In thinking about the problem of metadata, I was reminded of an old discussion -- addressed already in Protocol but worth repeating -- easily summed up by the expression "metadata = data."
What I mean by this formulation is that no media-infrastructural mechanism exists to distinguish between data and metadata. First and foremost, one can't distinguish them formally: there's no information type α called "data" separate from another type β called "metadata" through which one might distinguish the one from the other.
Computer Scientists are, in this sense, monists. They never invented two categories of things, only the one category (the bit) which has to do double duty as everything under the sun. Such is the great strength of digital computation -- as Alan Turing said, the universal machine can do the work of any other machine -- but it's also the great limitation of digitality. How does a machine know if anything is different from anything else, if it only has one thing?
The answer is: artifice. Scientists superimpose an artificial *structure* to data; structure means that one "kind" of data remains separate from another "kind" of data. Yet while structure and form are necessary conditions of digitality, they are not rigorous mathematical instruments, and thus can't be deployed as a categorically different type.
So "metadata = data" is true formally. It's also true practically: every bit of data may have some adjacent bit of "metadata"; yet in most cases that meta bit is simply the kernel of a larger data glob, which itself will likely have its own metadata. The nested structure of network packets are a good example: the "metadata" of ASCII text are HTML tags; but an HTML page itself is assigned new "metadata" in the form of an HTTP header; then that entire thing (ASCII-HTML-HTTP data all wrapped up) gets a TCP/IP header as metadata, which gets a frame header based on the physical network medium.

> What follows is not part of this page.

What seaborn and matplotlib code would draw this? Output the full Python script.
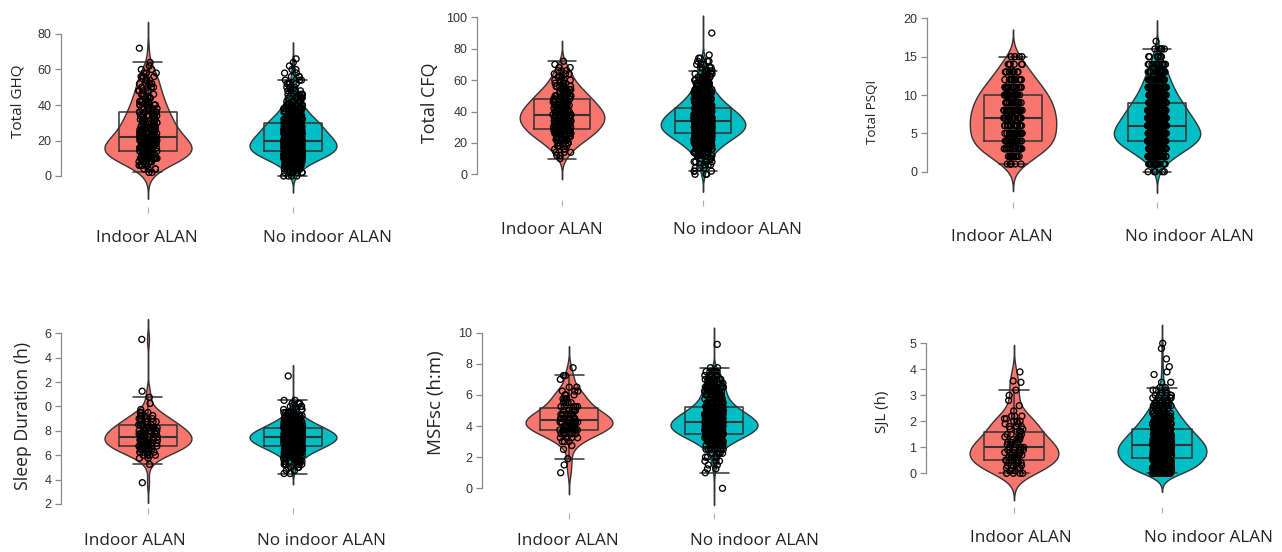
import numpy as np
import pandas as pd
import matplotlib
matplotlib.use("Agg")
import matplotlib.pyplot as plt
from matplotlib.transforms import ScaledTranslation
import seaborn as sns

# ---------------- data ----------------
groups = ["Indoor ALAN", "No indoor ALAN"]
palette = {"Indoor ALAN": "#F8766D", "No indoor ALAN": "#00BFC4"}

# Total GHQ
ghq_in_vals = [2, 4, 6, 8, 10, 12, 14, 16, 18, 20, 22, 24, 26, 28, 30, 32, 34, 36, 38, 40,
               42, 44, 46, 48, 50, 52, 54, 56, 58, 60, 62, 64, 72]
ghq_in_counts = [2, 4, 6, 10, 14, 16, 18, 16, 15, 14, 12, 10, 10, 9, 9, 8, 8, 7, 6, 6,
                 6, 5, 5, 4, 4, 4, 3, 4, 3, 2, 1, 1, 1]
ghq_no_vals = [0, 2, 4, 6, 8, 10, 12, 14, 16, 18, 20, 22, 24, 26, 28, 30, 32, 34, 36, 38,
               40, 42, 44, 46, 48, 50, 52, 54, 56, 58, 60, 62, 64, 66]
ghq_no_counts = [4, 6, 10, 16, 24, 34, 46, 54, 54, 56, 50, 46, 42, 38, 34, 34, 26, 22, 18, 15,
                 12, 9, 8, 6, 5, 4, 4, 3, 3, 2, 2, 1, 1, 1]

# Total CFQ
cfq_in_vals = [10, 12, 14, 16, 18, 20, 22, 24, 26, 28, 30, 32, 34, 36, 38, 40, 42, 44, 46, 48,
               50, 52, 54, 56, 58, 60, 62, 64, 66, 68, 70, 72]
cfq_in_counts = [1, 2, 3, 3, 4, 6, 8, 9, 10, 12, 12, 13, 14, 14, 14, 13, 12, 12, 10, 9,
                 9, 8, 6, 6, 4, 4, 3, 3, 3, 2, 1, 1]
cfq_no_vals = [0, 2, 4, 6, 8, 10, 12, 14, 16, 18, 20, 22, 24, 26, 28, 30, 32, 34, 36, 38,
               40, 42, 44, 46, 48, 50, 52, 54, 56, 58, 60, 62, 64, 66, 68, 70, 72, 74, 76, 90]
cfq_no_counts = [3, 3, 3, 4, 5, 7, 9, 12, 15, 19, 23, 28, 34, 40, 44, 46, 46, 45, 42, 38,
                 34, 30, 26, 22, 18, 16, 13, 11, 9, 8, 7, 6, 5, 4, 4, 3, 3, 2, 1, 1]

# Total PSQI
psqi_in_vals = [1, 2, 3, 4, 5, 6, 7, 8, 9, 10, 11, 12, 13, 14, 15]
psqi_in_counts = [6, 12, 18, 22, 21, 22, 22, 21, 20, 18, 15, 12, 9, 6, 4]
psqi_no_vals = [0, 1, 2, 3, 4, 5, 6, 7, 8, 9, 10, 11, 12, 13, 14, 15, 16, 17]
psqi_no_counts = [5, 15, 35, 60, 85, 90, 80, 70, 60, 50, 40, 32, 26, 20, 14, 9, 5, 1]

# Sleep duration (h)
sleep_in_vals = [3.75, 5.25, 5.75, 6.0, 6.25, 6.5, 6.75, 7.0, 7.25, 7.5, 7.75, 8.0, 8.25, 8.5,
                 8.75, 9.0, 9.25, 9.5, 9.75, 10.25, 10.75, 11.25, 15.5]
sleep_in_counts = [1, 1, 2, 4, 5, 7, 8, 9, 9, 9, 8, 8, 7, 6, 5, 4, 4, 3, 1, 1, 1, 1, 1]
sleep_no_vals = [4.5, 4.75, 5.0, 5.25, 5.5, 5.75, 6.0, 6.25, 6.5, 6.75, 7.0, 7.25, 7.5, 7.75,
                 8.0, 8.25, 8.5, 8.75, 9.0, 9.25, 9.5, 9.75, 10.0, 10.25, 10.5, 12.5]
sleep_no_counts = [2, 2, 4, 6, 9, 13, 18, 25, 33, 42, 50, 56, 58, 55, 48, 40, 32, 24, 17, 12,
                   8, 5, 4, 3, 2, 1]
sleep_ticks = [2, 4, 6, 8, 10, 12, 14, 16]
sleep_tick_labels = ["2", "4", "6", "8", "0", "2", "4", "6"]

# MSFsc (h:m)
msf_in_vals = [1.0, 1.5, 1.9, 2.5, 2.75, 3.0, 3.25, 3.5, 3.75, 4.0, 4.25, 4.5, 4.75, 5.0,
               5.25, 5.5, 5.75, 6.0, 6.25, 6.5, 7.0, 7.25, 7.75]
msf_in_counts = [1, 1, 1, 1, 1, 3, 4, 7, 9, 11, 12, 10, 8, 7, 5, 4, 4, 4, 3, 2, 1, 2, 1]
msf_no_vals = [0.0, 1.0, 1.25, 1.5, 1.75, 2.0, 2.25, 2.5, 2.75, 3.0, 3.25, 3.5, 3.75, 4.0,
               4.25, 4.5, 4.75, 5.0, 5.25, 5.5, 5.75, 6.0, 6.25, 6.5, 6.75, 7.0, 7.25, 7.5,
               7.75, 9.25]
msf_no_counts = [1, 1, 2, 2, 3, 4, 6, 9, 14, 22, 32, 42, 50, 54, 52, 46, 38, 32, 24, 19,
                 16, 14, 13, 13, 12, 11, 8, 5, 2, 1]

# SJL (h)
sjl_in_vals = [0.0, 0.1, 0.2, 0.3, 0.4, 0.5, 0.6, 0.7, 0.8, 0.9, 1.0, 1.1, 1.2, 1.3, 1.4,
               1.5, 1.6, 1.7, 1.8, 1.9, 2.0, 2.1, 2.2, 2.4, 2.6, 2.8, 3.0, 3.2, 3.5, 3.55, 3.9]
sjl_in_counts = [4, 3, 4, 4, 4, 5, 5, 5, 5, 5, 5, 4, 4, 4, 3, 3, 3, 2, 3, 2, 3, 2, 3,
                 1, 1, 1, 1, 1, 1, 1, 1]
sjl_no_vals = [0.0, 0.1, 0.2, 0.3, 0.4, 0.5, 0.6, 0.7, 0.8, 0.9, 1.0, 1.1, 1.2, 1.3, 1.4,
               1.5, 1.6, 1.7, 1.8, 1.9, 2.0, 2.1, 2.2, 2.3, 2.4, 2.5, 2.6, 2.7, 2.8, 2.9,
               3.0, 3.1, 3.2, 3.3, 3.5, 3.8, 3.9, 4.1, 4.4, 4.8, 5.0]
sjl_no_counts = [20, 18, 20, 22, 24, 26, 27, 28, 28, 28, 28, 27, 26, 24, 22, 20, 19, 18, 16, 15,
                 14, 12, 11, 10, 9, 8, 7, 6, 5, 5, 4, 3, 3, 2, 2, 1, 1, 1, 1, 1, 1]


def frame(in_vals, in_counts, no_vals, no_counts):
    vals = np.concatenate([np.repeat(in_vals, in_counts), np.repeat(no_vals, no_counts)])
    grp = [groups[0]] * int(sum(in_counts)) + [groups[1]] * int(sum(no_counts))
    return pd.DataFrame({"group": grp, "value": vals})


# ---------------- layout ----------------
sns.set_theme(style="white")
plt.rcParams["font.family"] = ["Liberation Sans", "DejaVu Sans"]

W, H = 1282, 552
fig = plt.figure(figsize=(W / 100, H / 100), dpi=100)
np.random.seed(3)

panels = [
    dict(df=frame(ghq_in_vals, ghq_in_counts, ghq_no_vals, ghq_no_counts), label="Total GHQ",
         ticks=[0, 20, 40, 60, 80], tlabels=None,
         spine=61, c0=148, c1=293, lo=(0, 176), hi=(80, 34), pb=207, pt=5,
         lab=(18, 101), lsize=11, xl=237, xoff=(-1, 34)),
    dict(df=frame(cfq_in_vals, cfq_in_counts, cfq_no_vals, cfq_no_counts), label="Total CFQ",
         ticks=[0, 20, 40, 60, 80, 100], tlabels=None,
         spine=477, c0=562, c1=703, lo=(0, 174.3), hi=(100, 17.3), pb=200, pt=3,
         lab=(430, 103), lsize=12.9, xl=229.5, xoff=(-10, 34)),
    dict(df=frame(psqi_in_vals, psqi_in_counts, psqi_no_vals, psqi_no_counts), label="Total PSQI",
         ticks=[0, 5, 10, 15, 20], tlabels=None,
         spine=927, c0=1013, c1=1157, lo=(0, 171.7), hi=(20, 18.3), pb=202, pt=3,
         lab=(873, 112), lsize=9.6, xl=236, xoff=(-11, 32)),
    dict(df=frame(sleep_in_vals, sleep_in_counts, sleep_no_vals, sleep_no_counts),
         label="Sleep Duration (h)", ticks=sleep_ticks, tlabels=sleep_tick_labels,
         spine=61, c0=148, c1=293, lo=(2, 504), hi=(16, 333.3), pb=508, pt=300,
         lab=(23, 416), lsize=12.7, xl=540, xoff=(-13, 28)),
    dict(df=frame(msf_in_vals, msf_in_counts, msf_no_vals, msf_no_counts), label="MSFsc (h:m)",
         ticks=[0, 2, 4, 6, 8, 10], tlabels=None,
         spine=482, c0=569, c1=714, lo=(0, 488.3), hi=(10, 332.7), pb=513, pt=300,
         lab=(436, 403), lsize=13.5, xl=540, xoff=(-1, 40)),
    dict(df=frame(sjl_in_vals, sjl_in_counts, sjl_no_vals, sjl_no_counts), label="SJL (h)",
         ticks=[0, 1, 2, 3, 4, 5], tlabels=None,
         spine=926, c0=1014, c1=1162, lo=(0, 473.3), hi=(5, 343.3), pb=507, pt=300,
         lab=(883, 412), lsize=10.8, xl=537, xoff=(7, 46)),
]

X_RIGHT = 1.6
XFONT = 12.3
for p in panels:
    upx = p["c1"] - p["c0"]
    x_left = (p["spine"] - p["c0"]) / upx
    (v_lo, py_lo), (v_hi, py_hi) = p["lo"], p["hi"]
    ppu = (py_lo - py_hi) / (v_hi - v_lo)
    y_bot = v_lo - (p["pb"] - py_lo) / ppu
    y_top = v_hi + (py_hi - p["pt"]) / ppu
    ax_w = (X_RIGHT - x_left) * upx
    ax_h = p["pb"] - p["pt"]
    ax = fig.add_axes([p["spine"] / W, 1 - p["pb"] / H, ax_w / W, ax_h / H])
    df = p["df"]

    sns.violinplot(data=df, x="group", y="value", hue="group", order=groups, hue_order=groups,
                   palette=palette, inner=None, density_norm="width", width=0.6, cut=3,
                   linewidth=1.0, linecolor="#333333", saturation=1, legend=False, ax=ax)
    sns.boxplot(data=df, x="group", y="value", order=groups, width=0.4, fill=False,
                color="#333333", linewidth=1.1, showfliers=False, whis=1.5,
                medianprops=dict(linewidth=1.5), ax=ax)
    sns.stripplot(data=df, x="group", y="value", order=groups, jitter=0.065, size=4.3,
                  marker="o", facecolor="none", edgecolor="black", linewidth=0.95, ax=ax)

    ax.set_xlim(x_left, X_RIGHT)
    ax.set_ylim(y_bot, y_top)
    for s in ["top", "right", "bottom"]:
        ax.spines[s].set_visible(False)
    ax.spines["left"].set_color("#8a8a8a")
    ax.spines["left"].set_linewidth(0.9)
    ax.spines["left"].set_bounds(p["ticks"][0], p["ticks"][-1])

    ax.set_yticks(p["ticks"])
    if p["tlabels"] is not None:
        ax.set_yticklabels(p["tlabels"])
    ax.tick_params(axis="y", length=4.5, width=0.9, color="#8a8a8a", labelsize=9,
                   labelcolor="#333333", pad=2.5, left=True)

    ax.set_xticks([0, 1])
    ax.set_xticklabels(groups, fontsize=XFONT, family=["Open Sans", "DejaVu Sans"], color="#222222")
    text_h = 1.36 * XFONT / 0.72
    pad_px = p["xl"] - text_h / 2 - p["pb"] - 4 + 3
    ax.tick_params(axis="x", length=4, width=0.8, color="#b0b0b0", pad=pad_px * 0.72, bottom=True)
    for lbl, dx in zip(ax.get_xticklabels(), p["xoff"]):
        lbl.set_transform(lbl.get_transform() + ScaledTranslation(dx / 100, 0, fig.dpi_scale_trans))
    ax.set_xlabel("")

    ax.set_ylabel(p["label"], fontsize=p["lsize"], family=["Open Sans", "DejaVu Sans"],
                  color="#222222", rotation=90, ha="center", va="center")
    lx, ly = p["lab"]
    ax.yaxis.set_label_coords((lx - p["spine"]) / ax_w, (p["pb"] - ly) / ax_h)
    ax.patch.set_alpha(0)

fig.savefig("out.png", dpi=100, facecolor="white")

So, in a sense it's metadata all the way down, or, if you prefer, all the way up as well. Or not "all the way" since things peter out at the level of electrons (down there) and semiotic signs (up here). But, regardless, the designation "metadata" is a relative designation rather than an absolute one -- a little like the drawing of a rabbit, which, if you see it differently, might also be a duck. Anything called "metadata" will most certainly be mere "data" if you move your perspective a little bit. And likewise anything called "data" will most certainly do double duty as some kind of "meta" wrapper for something else further down the chain.
What does this mean for states and companies? Clearly claims like "we don't listen to the calls we only look at the metadata" ring hollow. (First, we already know it's a false claim; they listen to the calls as well. Not to mention that there is a tremendous amount of information embedded within so-called metadata, so much, in many cases, that the data "contents" can be interpolated to a high degree of probabilistic certainty.) The question is how and why this claim rings hollow. The answer is that, following the nesting architecture above, it's always ambiguous where the data stops and the metadata begins. Likewise we know that any kind of "data" can simply be spun as "metadata" if you move your frame a little bit. The data-metadata distinction quickly becomes ideologically vague, and therefore a strategic vulnerability that may be exploited by state and commercial actors.
But these are all implementation problems best left to the engineers... In a future post I'll try to move on to other problems, problems having to do with the question of framing, the so-called critical stance, and the question of meaning. Is metadata a problem for thinking?